● Do this:
Among the entries below, one stretch runs from the line that contains "Generate a Python" through the line that contains "ecolor=RED, elinewidth=1.6, capsize=4, capthick=1.6, zorder=3)". Repeat that stretch exactly, ends included, and only that.

-- BEGIN Material --

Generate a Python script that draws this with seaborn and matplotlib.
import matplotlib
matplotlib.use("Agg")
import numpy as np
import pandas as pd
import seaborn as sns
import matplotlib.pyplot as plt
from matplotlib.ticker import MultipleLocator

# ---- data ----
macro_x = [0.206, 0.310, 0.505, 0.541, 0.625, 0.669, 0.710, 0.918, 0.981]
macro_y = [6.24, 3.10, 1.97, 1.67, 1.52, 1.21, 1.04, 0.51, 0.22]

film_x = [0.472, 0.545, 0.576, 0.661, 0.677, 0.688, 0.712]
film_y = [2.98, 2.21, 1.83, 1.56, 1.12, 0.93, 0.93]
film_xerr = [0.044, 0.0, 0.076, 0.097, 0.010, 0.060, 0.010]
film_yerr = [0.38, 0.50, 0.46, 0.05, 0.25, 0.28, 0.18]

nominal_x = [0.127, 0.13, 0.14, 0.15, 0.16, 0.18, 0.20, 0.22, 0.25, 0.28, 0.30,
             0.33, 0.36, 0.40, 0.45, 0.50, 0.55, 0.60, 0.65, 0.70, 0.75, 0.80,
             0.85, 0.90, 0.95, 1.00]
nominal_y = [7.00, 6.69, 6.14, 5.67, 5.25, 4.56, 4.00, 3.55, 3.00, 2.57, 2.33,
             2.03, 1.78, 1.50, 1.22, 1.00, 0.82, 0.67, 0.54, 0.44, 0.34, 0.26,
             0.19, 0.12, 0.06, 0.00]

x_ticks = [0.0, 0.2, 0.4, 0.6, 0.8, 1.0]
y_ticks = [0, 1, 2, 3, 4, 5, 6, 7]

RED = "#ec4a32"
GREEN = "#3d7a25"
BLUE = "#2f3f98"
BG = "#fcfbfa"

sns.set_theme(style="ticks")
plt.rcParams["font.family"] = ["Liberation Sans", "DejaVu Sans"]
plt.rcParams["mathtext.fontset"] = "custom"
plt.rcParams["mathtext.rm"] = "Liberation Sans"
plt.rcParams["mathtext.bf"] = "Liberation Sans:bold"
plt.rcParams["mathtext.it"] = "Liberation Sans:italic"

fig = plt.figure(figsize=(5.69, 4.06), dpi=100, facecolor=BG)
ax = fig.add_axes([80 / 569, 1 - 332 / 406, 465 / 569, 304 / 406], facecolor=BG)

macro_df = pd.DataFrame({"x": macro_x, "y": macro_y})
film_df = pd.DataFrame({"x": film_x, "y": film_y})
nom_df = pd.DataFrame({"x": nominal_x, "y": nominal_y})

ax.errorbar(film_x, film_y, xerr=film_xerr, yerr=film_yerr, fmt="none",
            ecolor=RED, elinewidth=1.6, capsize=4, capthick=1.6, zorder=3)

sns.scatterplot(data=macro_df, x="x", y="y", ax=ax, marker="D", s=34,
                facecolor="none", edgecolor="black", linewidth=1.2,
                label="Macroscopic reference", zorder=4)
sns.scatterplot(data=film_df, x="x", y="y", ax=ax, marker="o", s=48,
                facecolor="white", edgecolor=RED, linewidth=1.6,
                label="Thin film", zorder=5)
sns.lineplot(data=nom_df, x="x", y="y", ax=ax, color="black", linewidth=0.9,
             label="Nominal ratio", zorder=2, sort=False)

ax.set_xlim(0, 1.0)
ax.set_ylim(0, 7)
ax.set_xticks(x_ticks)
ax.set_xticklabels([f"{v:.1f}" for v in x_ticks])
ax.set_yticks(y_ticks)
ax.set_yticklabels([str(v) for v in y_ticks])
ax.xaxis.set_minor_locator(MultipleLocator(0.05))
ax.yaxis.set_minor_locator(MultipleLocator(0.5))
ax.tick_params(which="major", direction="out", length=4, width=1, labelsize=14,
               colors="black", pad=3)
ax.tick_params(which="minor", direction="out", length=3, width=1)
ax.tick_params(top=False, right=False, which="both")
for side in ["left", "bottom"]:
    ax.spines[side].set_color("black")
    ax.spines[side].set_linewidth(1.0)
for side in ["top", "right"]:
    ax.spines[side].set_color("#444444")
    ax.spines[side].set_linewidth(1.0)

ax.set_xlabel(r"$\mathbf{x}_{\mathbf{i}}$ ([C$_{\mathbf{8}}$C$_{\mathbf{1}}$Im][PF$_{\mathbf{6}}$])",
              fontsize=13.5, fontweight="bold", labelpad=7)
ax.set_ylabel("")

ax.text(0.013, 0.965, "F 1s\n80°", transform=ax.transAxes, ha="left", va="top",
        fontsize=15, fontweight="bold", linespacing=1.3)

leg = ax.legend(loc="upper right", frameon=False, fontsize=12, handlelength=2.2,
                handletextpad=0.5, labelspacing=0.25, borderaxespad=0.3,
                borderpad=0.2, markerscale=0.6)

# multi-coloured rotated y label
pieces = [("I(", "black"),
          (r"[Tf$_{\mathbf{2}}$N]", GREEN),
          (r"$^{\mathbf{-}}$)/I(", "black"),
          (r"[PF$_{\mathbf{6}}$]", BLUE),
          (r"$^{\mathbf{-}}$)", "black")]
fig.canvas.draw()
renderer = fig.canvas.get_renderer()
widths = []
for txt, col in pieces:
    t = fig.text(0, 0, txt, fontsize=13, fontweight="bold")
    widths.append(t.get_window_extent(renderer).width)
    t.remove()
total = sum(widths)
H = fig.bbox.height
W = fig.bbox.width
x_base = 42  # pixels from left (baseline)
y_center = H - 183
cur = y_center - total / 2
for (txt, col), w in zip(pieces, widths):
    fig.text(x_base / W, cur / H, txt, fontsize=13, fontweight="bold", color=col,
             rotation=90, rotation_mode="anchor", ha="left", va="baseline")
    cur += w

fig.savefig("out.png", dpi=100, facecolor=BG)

-- END Material --
-- BEGIN Material --

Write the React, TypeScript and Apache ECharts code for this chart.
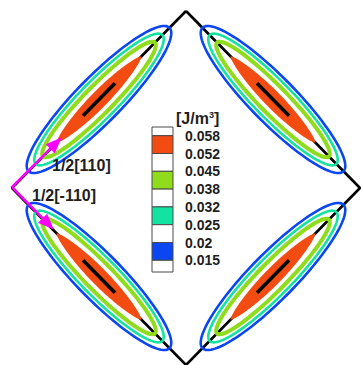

-- END Material --
-- BEGIN Material --

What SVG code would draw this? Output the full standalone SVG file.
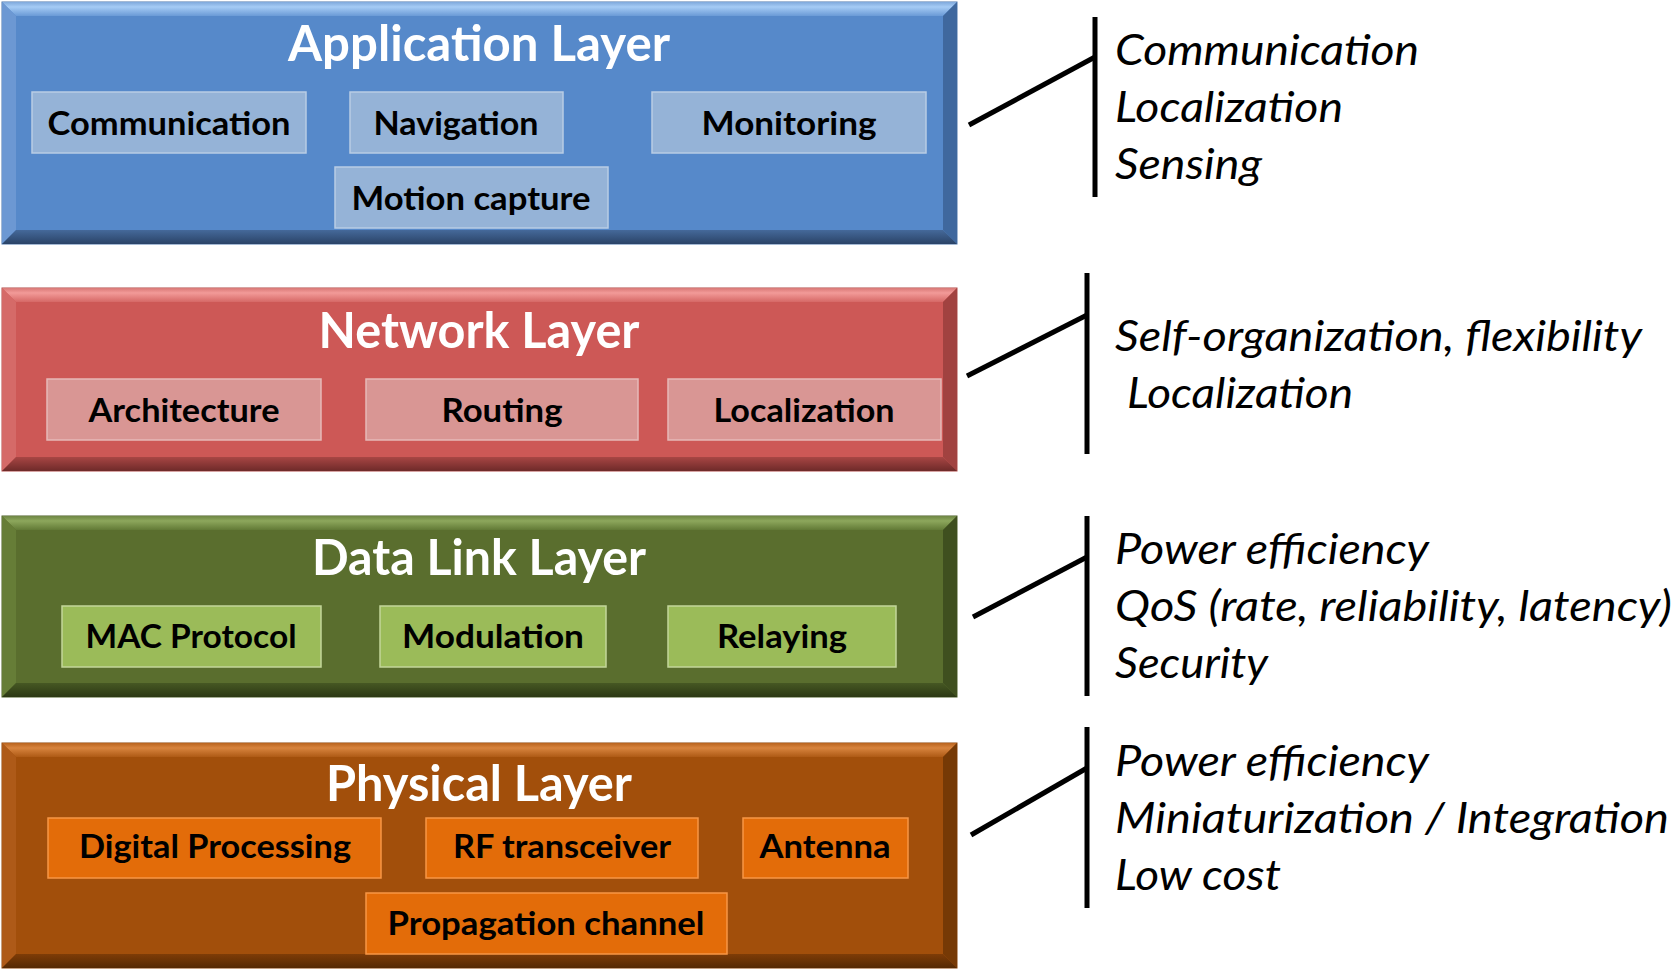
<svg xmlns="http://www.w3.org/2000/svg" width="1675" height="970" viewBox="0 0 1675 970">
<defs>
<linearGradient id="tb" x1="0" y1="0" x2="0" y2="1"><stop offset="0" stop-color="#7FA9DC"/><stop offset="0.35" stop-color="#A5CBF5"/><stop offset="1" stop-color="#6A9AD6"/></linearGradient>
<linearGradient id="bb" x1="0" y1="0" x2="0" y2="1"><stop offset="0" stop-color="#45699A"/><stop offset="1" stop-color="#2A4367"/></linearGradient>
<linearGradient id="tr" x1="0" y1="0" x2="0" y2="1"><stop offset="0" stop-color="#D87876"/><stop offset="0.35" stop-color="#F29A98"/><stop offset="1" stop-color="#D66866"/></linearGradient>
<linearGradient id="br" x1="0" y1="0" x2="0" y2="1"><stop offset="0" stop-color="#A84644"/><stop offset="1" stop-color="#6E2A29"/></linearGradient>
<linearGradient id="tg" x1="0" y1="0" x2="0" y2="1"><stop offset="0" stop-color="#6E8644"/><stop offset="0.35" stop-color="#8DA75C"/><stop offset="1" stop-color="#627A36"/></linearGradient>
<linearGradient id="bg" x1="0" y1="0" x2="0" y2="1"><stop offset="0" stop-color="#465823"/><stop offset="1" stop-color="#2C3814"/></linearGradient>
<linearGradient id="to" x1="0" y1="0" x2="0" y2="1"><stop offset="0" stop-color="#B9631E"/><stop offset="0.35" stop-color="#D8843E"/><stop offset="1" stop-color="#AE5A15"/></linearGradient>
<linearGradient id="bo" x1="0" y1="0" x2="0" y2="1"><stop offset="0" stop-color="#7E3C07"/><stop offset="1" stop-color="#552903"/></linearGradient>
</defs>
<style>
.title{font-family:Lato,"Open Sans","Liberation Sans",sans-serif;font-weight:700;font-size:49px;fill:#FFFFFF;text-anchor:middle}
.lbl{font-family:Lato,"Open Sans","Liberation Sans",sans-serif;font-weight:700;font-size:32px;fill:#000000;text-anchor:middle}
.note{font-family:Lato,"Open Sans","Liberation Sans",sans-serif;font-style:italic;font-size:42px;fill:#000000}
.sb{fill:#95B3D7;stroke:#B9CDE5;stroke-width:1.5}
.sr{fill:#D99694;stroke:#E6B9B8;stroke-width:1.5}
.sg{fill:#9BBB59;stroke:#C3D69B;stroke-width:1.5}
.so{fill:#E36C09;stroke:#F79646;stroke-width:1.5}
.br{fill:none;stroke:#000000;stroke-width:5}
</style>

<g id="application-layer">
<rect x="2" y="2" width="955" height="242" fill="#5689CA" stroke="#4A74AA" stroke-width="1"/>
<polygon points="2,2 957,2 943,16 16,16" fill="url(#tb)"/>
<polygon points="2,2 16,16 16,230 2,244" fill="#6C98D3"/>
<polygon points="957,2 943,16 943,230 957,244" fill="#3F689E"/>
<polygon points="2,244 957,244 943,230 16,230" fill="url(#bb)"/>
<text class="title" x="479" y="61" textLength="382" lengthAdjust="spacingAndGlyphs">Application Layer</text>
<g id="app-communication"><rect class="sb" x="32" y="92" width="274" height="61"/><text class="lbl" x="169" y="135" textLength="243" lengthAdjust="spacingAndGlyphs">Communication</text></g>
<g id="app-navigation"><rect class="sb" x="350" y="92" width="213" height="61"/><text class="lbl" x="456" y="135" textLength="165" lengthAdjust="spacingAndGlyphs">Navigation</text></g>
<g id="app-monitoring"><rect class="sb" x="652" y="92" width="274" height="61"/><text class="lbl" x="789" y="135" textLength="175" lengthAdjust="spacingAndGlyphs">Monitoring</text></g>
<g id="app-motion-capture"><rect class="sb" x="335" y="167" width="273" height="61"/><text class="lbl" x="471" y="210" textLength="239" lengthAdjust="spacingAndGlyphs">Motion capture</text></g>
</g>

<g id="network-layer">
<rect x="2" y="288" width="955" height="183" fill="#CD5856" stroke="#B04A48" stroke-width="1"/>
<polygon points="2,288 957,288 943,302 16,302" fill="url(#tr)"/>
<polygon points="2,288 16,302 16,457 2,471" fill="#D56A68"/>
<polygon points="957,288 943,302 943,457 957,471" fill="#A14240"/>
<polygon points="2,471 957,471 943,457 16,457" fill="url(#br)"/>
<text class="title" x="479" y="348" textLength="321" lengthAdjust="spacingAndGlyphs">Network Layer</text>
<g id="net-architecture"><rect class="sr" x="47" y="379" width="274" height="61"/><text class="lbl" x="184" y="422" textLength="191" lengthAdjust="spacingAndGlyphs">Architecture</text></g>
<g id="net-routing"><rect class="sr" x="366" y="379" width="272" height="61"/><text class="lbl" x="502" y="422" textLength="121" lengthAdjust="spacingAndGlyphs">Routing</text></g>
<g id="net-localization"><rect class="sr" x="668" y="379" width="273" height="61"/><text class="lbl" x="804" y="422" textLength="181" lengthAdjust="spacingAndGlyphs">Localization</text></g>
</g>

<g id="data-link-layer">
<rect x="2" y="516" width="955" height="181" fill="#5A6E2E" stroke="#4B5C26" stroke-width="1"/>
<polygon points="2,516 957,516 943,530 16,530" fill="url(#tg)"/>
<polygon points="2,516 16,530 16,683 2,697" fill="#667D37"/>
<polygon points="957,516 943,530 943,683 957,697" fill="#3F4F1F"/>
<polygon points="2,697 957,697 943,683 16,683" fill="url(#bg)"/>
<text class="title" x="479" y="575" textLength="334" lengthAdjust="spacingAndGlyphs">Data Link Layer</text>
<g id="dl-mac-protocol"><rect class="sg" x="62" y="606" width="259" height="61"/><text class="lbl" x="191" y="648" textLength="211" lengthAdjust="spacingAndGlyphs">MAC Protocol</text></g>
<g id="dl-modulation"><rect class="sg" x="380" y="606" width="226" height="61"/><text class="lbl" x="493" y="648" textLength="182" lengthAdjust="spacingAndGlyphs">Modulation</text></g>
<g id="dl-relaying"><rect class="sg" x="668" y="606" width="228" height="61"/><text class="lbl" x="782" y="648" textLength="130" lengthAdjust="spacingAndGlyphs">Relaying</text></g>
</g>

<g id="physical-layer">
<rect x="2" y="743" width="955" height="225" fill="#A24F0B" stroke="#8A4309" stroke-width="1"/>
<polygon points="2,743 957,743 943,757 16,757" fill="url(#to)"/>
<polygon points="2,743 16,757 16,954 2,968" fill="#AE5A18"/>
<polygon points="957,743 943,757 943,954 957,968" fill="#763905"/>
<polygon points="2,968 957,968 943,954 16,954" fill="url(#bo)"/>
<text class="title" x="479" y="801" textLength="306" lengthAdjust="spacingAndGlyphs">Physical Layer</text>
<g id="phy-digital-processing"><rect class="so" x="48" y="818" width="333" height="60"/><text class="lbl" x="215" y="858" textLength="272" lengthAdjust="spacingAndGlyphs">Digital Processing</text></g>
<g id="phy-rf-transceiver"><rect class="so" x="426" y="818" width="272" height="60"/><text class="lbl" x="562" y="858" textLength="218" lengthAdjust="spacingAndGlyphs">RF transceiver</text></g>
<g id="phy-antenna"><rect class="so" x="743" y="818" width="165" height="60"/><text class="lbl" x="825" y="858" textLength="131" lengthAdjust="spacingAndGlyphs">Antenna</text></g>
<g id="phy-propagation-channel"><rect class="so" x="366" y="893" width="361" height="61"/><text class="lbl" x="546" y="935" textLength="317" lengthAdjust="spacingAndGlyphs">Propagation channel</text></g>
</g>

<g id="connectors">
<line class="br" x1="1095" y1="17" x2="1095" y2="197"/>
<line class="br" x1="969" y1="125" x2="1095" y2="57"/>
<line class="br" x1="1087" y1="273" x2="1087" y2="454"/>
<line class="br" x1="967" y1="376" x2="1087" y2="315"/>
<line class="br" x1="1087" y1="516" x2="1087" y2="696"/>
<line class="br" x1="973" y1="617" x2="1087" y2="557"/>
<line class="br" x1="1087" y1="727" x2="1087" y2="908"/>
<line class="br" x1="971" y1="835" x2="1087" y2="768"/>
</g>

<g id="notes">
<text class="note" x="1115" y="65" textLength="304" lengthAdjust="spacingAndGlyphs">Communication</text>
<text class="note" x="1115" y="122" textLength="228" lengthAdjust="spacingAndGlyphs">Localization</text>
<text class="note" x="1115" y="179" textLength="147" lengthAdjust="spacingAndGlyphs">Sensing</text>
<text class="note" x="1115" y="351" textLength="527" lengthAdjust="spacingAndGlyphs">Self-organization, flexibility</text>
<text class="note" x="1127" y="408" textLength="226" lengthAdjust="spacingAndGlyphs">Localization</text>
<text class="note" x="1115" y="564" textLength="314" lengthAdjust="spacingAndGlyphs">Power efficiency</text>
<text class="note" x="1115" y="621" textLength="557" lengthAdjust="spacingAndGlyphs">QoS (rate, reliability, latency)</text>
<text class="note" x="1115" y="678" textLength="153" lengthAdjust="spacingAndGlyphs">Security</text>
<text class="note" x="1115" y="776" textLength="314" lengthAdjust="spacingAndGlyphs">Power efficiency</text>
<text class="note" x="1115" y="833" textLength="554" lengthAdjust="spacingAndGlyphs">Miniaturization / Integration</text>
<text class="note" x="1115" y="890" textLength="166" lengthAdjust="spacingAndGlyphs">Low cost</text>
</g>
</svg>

-- END Material --

● Answer to this problem:
Generate a Python script that draws this with seaborn and matplotlib.
import matplotlib
matplotlib.use("Agg")
import numpy as np
import pandas as pd
import seaborn as sns
import matplotlib.pyplot as plt
from matplotlib.ticker import MultipleLocator

# ---- data ----
macro_x = [0.206, 0.310, 0.505, 0.541, 0.625, 0.669, 0.710, 0.918, 0.981]
macro_y = [6.24, 3.10, 1.97, 1.67, 1.52, 1.21, 1.04, 0.51, 0.22]

film_x = [0.472, 0.545, 0.576, 0.661, 0.677, 0.688, 0.712]
film_y = [2.98, 2.21, 1.83, 1.56, 1.12, 0.93, 0.93]
film_xerr = [0.044, 0.0, 0.076, 0.097, 0.010, 0.060, 0.010]
film_yerr = [0.38, 0.50, 0.46, 0.05, 0.25, 0.28, 0.18]

nominal_x = [0.127, 0.13, 0.14, 0.15, 0.16, 0.18, 0.20, 0.22, 0.25, 0.28, 0.30,
             0.33, 0.36, 0.40, 0.45, 0.50, 0.55, 0.60, 0.65, 0.70, 0.75, 0.80,
             0.85, 0.90, 0.95, 1.00]
nominal_y = [7.00, 6.69, 6.14, 5.67, 5.25, 4.56, 4.00, 3.55, 3.00, 2.57, 2.33,
             2.03, 1.78, 1.50, 1.22, 1.00, 0.82, 0.67, 0.54, 0.44, 0.34, 0.26,
             0.19, 0.12, 0.06, 0.00]

x_ticks = [0.0, 0.2, 0.4, 0.6, 0.8, 1.0]
y_ticks = [0, 1, 2, 3, 4, 5, 6, 7]

RED = "#ec4a32"
GREEN = "#3d7a25"
BLUE = "#2f3f98"
BG = "#fcfbfa"

sns.set_theme(style="ticks")
plt.rcParams["font.family"] = ["Liberation Sans", "DejaVu Sans"]
plt.rcParams["mathtext.fontset"] = "custom"
plt.rcParams["mathtext.rm"] = "Liberation Sans"
plt.rcParams["mathtext.bf"] = "Liberation Sans:bold"
plt.rcParams["mathtext.it"] = "Liberation Sans:italic"

fig = plt.figure(figsize=(5.69, 4.06), dpi=100, facecolor=BG)
ax = fig.add_axes([80 / 569, 1 - 332 / 406, 465 / 569, 304 / 406], facecolor=BG)

macro_df = pd.DataFrame({"x": macro_x, "y": macro_y})
film_df = pd.DataFrame({"x": film_x, "y": film_y})
nom_df = pd.DataFrame({"x": nominal_x, "y": nominal_y})

ax.errorbar(film_x, film_y, xerr=film_xerr, yerr=film_yerr, fmt="none",
            ecolor=RED, elinewidth=1.6, capsize=4, capthick=1.6, zorder=3)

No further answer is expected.